Source — Router-side ARP defenses don’t catch what they don’t see

Post: /posts/2026/05/arp-over-gtk/ — _posts/2026-05-02-blog.md. Author: gengstah. Status: integrated.

Summary

Original blog post that combines two existing AirSnitch primitives — GTK extraction (--check-gtk-shared) and from-DS GTK-encrypted broadcast injection (--c2c-gtk-inject) — into a single primitive: an ARP frame inside a GTK-encrypted broadcast Wi-Fi frame, sent radio-to-radio between two associated stations.

The structural observation: this primitive bypasses the entire family of router-side ARP defences (Cisco DAI, DHCP-snooping ARP filtering, IP-MAC binding, ebtables/arptables, MikroTik arp=reply-only, UniFi “ARP cache poisoning protection”) because the malicious frame never crosses the AP’s bridge. Bridge-side hooks cannot fire on a frame that isn’t on the bridge.

The cryptographic content is unchanged from AirSnitch: same encrypt_ccmp from Vanhoef’s libwifi, same frame format, same patched wpa_supplicant for GTK extraction.
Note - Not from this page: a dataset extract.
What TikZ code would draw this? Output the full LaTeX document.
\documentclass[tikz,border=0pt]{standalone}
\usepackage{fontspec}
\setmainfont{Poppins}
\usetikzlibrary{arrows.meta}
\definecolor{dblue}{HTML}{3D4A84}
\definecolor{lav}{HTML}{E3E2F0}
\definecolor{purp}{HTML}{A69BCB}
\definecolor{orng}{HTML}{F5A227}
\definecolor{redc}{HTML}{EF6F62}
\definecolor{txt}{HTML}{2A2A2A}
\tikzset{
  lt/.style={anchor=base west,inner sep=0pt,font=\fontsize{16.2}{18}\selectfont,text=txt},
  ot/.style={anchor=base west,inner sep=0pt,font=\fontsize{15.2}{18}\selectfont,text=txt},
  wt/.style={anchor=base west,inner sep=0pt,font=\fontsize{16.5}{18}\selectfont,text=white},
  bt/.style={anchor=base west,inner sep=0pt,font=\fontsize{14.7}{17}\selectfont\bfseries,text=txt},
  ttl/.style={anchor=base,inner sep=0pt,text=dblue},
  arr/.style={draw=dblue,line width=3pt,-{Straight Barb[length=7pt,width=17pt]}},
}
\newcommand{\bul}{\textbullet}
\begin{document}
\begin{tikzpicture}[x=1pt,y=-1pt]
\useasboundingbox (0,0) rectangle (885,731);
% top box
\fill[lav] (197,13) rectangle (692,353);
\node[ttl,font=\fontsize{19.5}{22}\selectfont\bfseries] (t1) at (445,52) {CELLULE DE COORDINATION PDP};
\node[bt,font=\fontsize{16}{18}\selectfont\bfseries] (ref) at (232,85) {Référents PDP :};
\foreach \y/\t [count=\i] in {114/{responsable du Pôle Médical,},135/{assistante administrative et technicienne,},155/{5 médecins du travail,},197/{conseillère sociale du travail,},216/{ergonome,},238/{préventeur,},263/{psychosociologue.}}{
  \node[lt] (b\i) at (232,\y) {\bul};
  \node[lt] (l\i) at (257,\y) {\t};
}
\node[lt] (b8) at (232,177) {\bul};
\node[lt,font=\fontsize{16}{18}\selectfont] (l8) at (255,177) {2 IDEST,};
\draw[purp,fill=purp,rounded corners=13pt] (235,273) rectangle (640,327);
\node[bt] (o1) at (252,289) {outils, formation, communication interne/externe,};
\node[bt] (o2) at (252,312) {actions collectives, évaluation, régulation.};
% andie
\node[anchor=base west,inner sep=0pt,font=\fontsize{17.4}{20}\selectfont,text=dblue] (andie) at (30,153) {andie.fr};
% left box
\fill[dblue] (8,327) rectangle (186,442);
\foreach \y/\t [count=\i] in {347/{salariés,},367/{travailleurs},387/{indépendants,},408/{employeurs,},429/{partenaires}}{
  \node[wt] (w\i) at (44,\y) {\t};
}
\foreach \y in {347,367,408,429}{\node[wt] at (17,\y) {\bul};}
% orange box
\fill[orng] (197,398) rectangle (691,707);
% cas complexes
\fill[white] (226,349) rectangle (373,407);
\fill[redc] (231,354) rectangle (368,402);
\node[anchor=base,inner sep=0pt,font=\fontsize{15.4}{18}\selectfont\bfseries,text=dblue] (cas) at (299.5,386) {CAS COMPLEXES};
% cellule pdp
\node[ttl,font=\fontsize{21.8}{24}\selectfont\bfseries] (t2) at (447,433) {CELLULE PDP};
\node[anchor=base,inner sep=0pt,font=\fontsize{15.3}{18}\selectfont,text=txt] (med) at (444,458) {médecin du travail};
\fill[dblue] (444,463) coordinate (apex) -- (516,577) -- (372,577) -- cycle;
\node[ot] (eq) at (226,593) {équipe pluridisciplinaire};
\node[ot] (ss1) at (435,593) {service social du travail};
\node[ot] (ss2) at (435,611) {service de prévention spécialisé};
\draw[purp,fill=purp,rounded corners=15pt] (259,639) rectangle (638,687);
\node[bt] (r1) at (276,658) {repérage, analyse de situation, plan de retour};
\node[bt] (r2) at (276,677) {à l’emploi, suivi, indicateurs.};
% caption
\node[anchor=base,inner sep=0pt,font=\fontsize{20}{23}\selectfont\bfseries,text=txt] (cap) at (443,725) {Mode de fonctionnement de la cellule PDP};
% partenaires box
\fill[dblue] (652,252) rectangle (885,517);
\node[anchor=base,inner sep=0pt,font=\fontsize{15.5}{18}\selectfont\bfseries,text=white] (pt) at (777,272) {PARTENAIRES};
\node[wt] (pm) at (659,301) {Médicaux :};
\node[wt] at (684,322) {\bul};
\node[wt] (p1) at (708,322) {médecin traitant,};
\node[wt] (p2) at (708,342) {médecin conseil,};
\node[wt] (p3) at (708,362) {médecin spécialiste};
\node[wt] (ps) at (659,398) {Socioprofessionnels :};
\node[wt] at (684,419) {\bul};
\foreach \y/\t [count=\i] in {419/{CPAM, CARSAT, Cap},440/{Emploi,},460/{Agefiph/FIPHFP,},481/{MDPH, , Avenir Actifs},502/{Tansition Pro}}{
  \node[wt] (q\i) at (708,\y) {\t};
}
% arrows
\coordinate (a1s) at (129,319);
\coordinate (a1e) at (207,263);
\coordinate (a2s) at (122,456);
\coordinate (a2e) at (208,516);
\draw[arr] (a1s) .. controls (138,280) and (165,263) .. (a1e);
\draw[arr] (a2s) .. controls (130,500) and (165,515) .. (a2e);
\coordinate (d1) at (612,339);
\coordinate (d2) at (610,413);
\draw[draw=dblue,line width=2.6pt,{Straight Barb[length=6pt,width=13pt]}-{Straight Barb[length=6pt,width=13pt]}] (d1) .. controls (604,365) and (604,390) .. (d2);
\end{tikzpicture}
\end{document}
The contribution is the architectural framing — taking the existing GTK-broadcast envelope, swapping the inner ICMP for ARP, and applying the result to a different defence category (“is this ARP frame valid?” as enforced on the router or AP bridge) than AirSnitch originally aimed at (“are these two clients allowed to talk?”).

Key takeaways

• Router-side ARP defences are architecturally a no-op against ARP-over-GTK on Wi-Fi. They are not wrong, just in the wrong location.
• The actual mitigations are AP-side or endpoint-side: per-client GTK randomisation, per-BSSID VLAN, AP Proxy ARP / DGAF Disable, endpoint ARP hardening (arp_accept=0 plus populated cache), MACsec.
• Auto-discovery and the return path work too. The attacker’s who-has request goes over the air under the GTK; the victim’s reply takes the conventional bridge path, so any IDS watching the wire sees a normal request/reply pair.
• Detection is hard. The injected ARP is a CCMP-encrypted broadcast from the AP’s MAC, indistinguishable on the wire from any other AP broadcast. Wireless IDS can in principle spot PN-sequencing anomalies, but that instrumentation is rare.
• The auditing tool arpgtk (the user’s own) implements both checks (--check-gtk-shared and --verify --target-ip) without poisoning anything.

Wiki pages this post informed

• ARP over GTK — the central technique.
• ARP — the protocol primer.
• ARP spoofing — the broader attack class the primitive belongs to.
• Dynamic ARP Inspection — the defence family the primitive bypasses.
• Endpoint ARP hardening — the per-host complement.
• arpgtk — the auditing tool.

Excerpt

For a long time the standard answer to ARP poisoning on the LAN has been “use Dynamic ARP Inspection.” Cisco DAI checks every ARP frame against the DHCP-snooping binding table; offending frames get dropped at the switchport. On more capable APs and home routers there are equivalents… Every one of them works the same way at heart: catch the malicious ARP as it crosses the bridge.

On Wi-Fi, the malicious ARP doesn’t cross the bridge.